Combining non-LRO mbufs results in a 12% throughput increase,
Chain LROed mbufs before passing to if_input() to reduce number of if_input() calls.
No API changes.
bz@ has a valid point:
Got it, so the “after LRO” in the original commit message is as confusing as forwarding.
I not saying anything against the change, I am just saying the commit message doesn’t describe what it does.
Also I am pretty sure this works with ether_input but not so much with fddi_input, iso88025_input, and ifdead_input is probably going to leak as well.
I think this is intended to piggyback on the recent iflib change which claims a speedup from chaining the packets. However, I'm afraid that I don't understand where this speedup is coming from. The stated reason to allow chaining in ether_input() is to allow drivers to amortize the release/acquire of the rx lock. However, no decent driver even uses an rx lock anymore, certainly not iflib or mlx5. So is there a benefit? If yes, then can you explain where it is coming from?

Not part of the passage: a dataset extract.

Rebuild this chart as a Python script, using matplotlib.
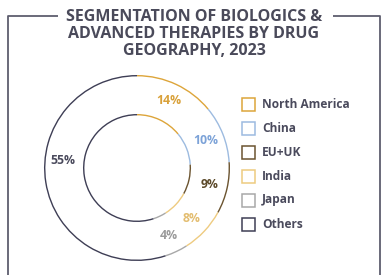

For the small packet forwarding microbenchmark in the iflib change, the speedup appears to be simply from avoiding the extra function calls, and maybe some better cache usage as a result. It's a highly synthetic benchmark however, even for the same test with packets large enough to not fit in the mbuf, the improvement dropped into the single digits (I don't remember the exact number off-hand) and for more conventional loads, it had no effect.
It's not at all unlikely that *this* change will not actually improve anything, I just wanted something on my dashboard before I went offline for a week to ensure I didn't forget about it.
I think chaining mbufs together after doing LRO re-assembly is asking for too much.
It took a while to get all the different HW LRO cases sorted out; this is likely just going to add extra delay?
The change has style problems but I am really not interested in it, so leaving this review.